“In terms of tradition,” says Tony Wall, “it is David versus Goliath”.
It’s a sentiment, expressed by the Christian Brothers College manager, which is impossible to argue with.
For all their progress in recent years, and without doubt, CBC have taken giant steps forward since returning to Munster senior colleges action in 2014, the rugby stronghold at the top of Sidney Hill is still searching for that breakthrough Harty Cup final win.
In the opposite corner are St Flannan’s. Back in the decider after 13 years away, the famed Ennis nursery is bidding to consolidate its place at the top of the roll of honour by capturing title number 22.
Saturday (12pm in Mallow) isn’t the first time Wall faces into a Harty Cup final against the boys from Ennis.
The Glen Rovers clubman was part of the North Mon side which scored a 5-6 to 1-7 victory over Flannan’s in the 1985 decider at Charleville and had graduated to the Mon's management set-up when that result was reversed in 1991.
Wall joined the teaching staff at Christians shortly after, but it wasn’t until 2014 - by which point he had put down 10 years coaching rugby at U15 McCarthy Cup level - that he became properly immersed in hurling in the school.
“Then principal Dr Larry Jordan approached me one day in the corridor about it. It just fascinated me, the idea of making a real go at hurling in the school,” Wall recalls. “At the time, we had guys like Robbie O'Flynn, Billy Hennessy, Michael O'Halloran, Robert Downey, and Tommy O'Connell in first, second, and third year. You knew there was a lot of talent coming through.

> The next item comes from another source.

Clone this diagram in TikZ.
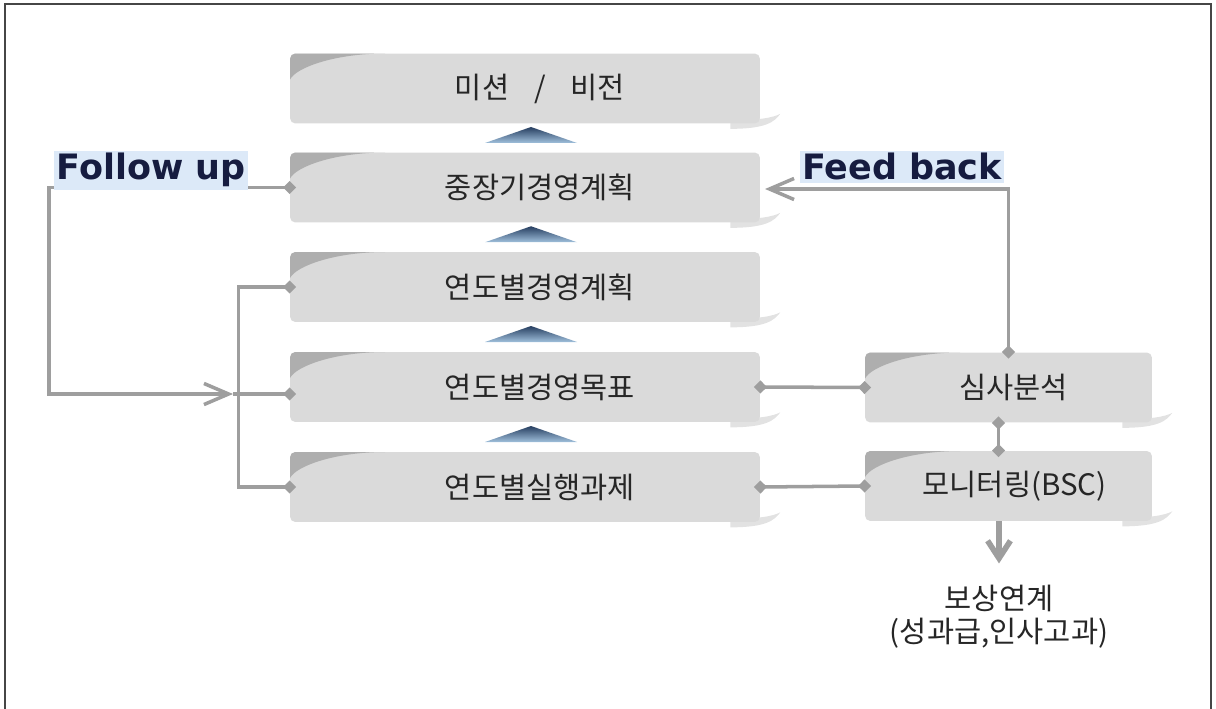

It made perfect sense to give it a go. The timing was right."
Christians went all the way to the B final during their first year back at Munster senior level. That campaign prompted the decision to step up to Harty for the 2015/16 season. And from there, they haven't looked back.

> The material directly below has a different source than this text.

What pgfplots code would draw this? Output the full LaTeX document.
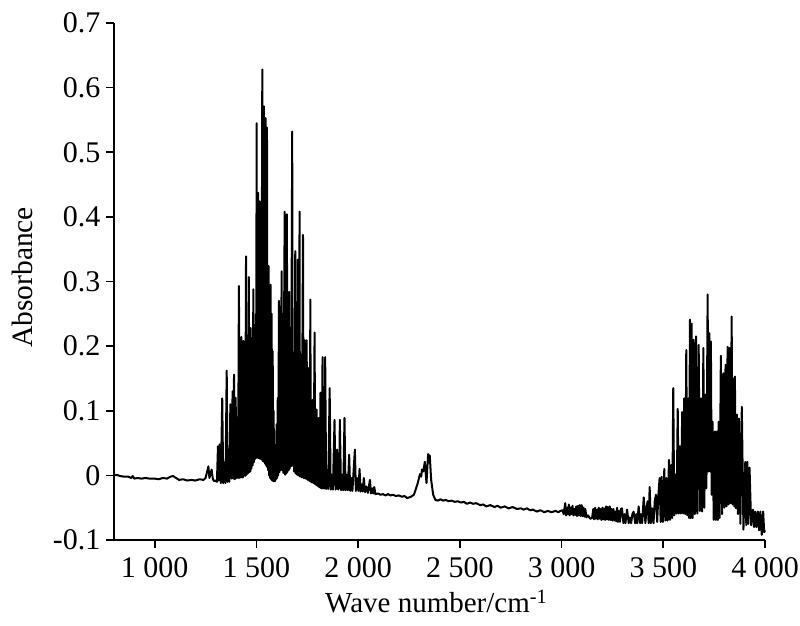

From beaten quarter-finalists in 2016 and 2017, to reaching the last four in 2018, Saturday marks their second consecutive final appearance.
Among those who have driven this hurling renaissance, vice-principal Donal O’Mahony included, the goal has never been to challenge for sporting supremacy at a school which has won rugby's Munster Senior Cup on 30 occasions. Rather, there was a collective desire to further cater for the pupils who simply have no interest in throwing around the oval ball. On that front, they’re doing a damn fine job.
“We have to recognise Christians will always be a traditional rugby school,” Wall continues.
“The purpose of taking the step forward in hurling was that we had a lot of lads who didn't play rugby and we were looking to provide alternatives for them. You do take enormous pride in what has been done. It is a Cinderella story. We haven't quite got the ending yet.
“Most hurling people have embraced the progress we have made and the reasons we are doing it. I think people are very happy to see us bringing Cork colleges hurling forward and helping to produce hurlers for Cork, which is the ultimate goal.”
Joint-coach, alongside Wall, is Wexford native Traolach Martin. As to how CBC has become such a force on the hurling stage in such a short space of time, Martin offers this rationale. “Everything that is done in the school, be it academics, hurling, or rugby, is done well. So if you are going to do something, you try to do it to the highest standard possible. If you put your hand to something in this school, there are no shortcuts and you do it as best as can be done. You can see the results of that with this team.”
Wall, similarly, was not expecting to be back in the decider so soon.
“We had lost 11 of last year’s starting team. We knew the lads were good, but we felt we might be a bit young. To be honest, if you had told me at the start of the year that we'd be back in a Harty final, I'd probably have laughed at you," the manager admits. But here they are, an hour away from the title. Now for their Cinderella ending.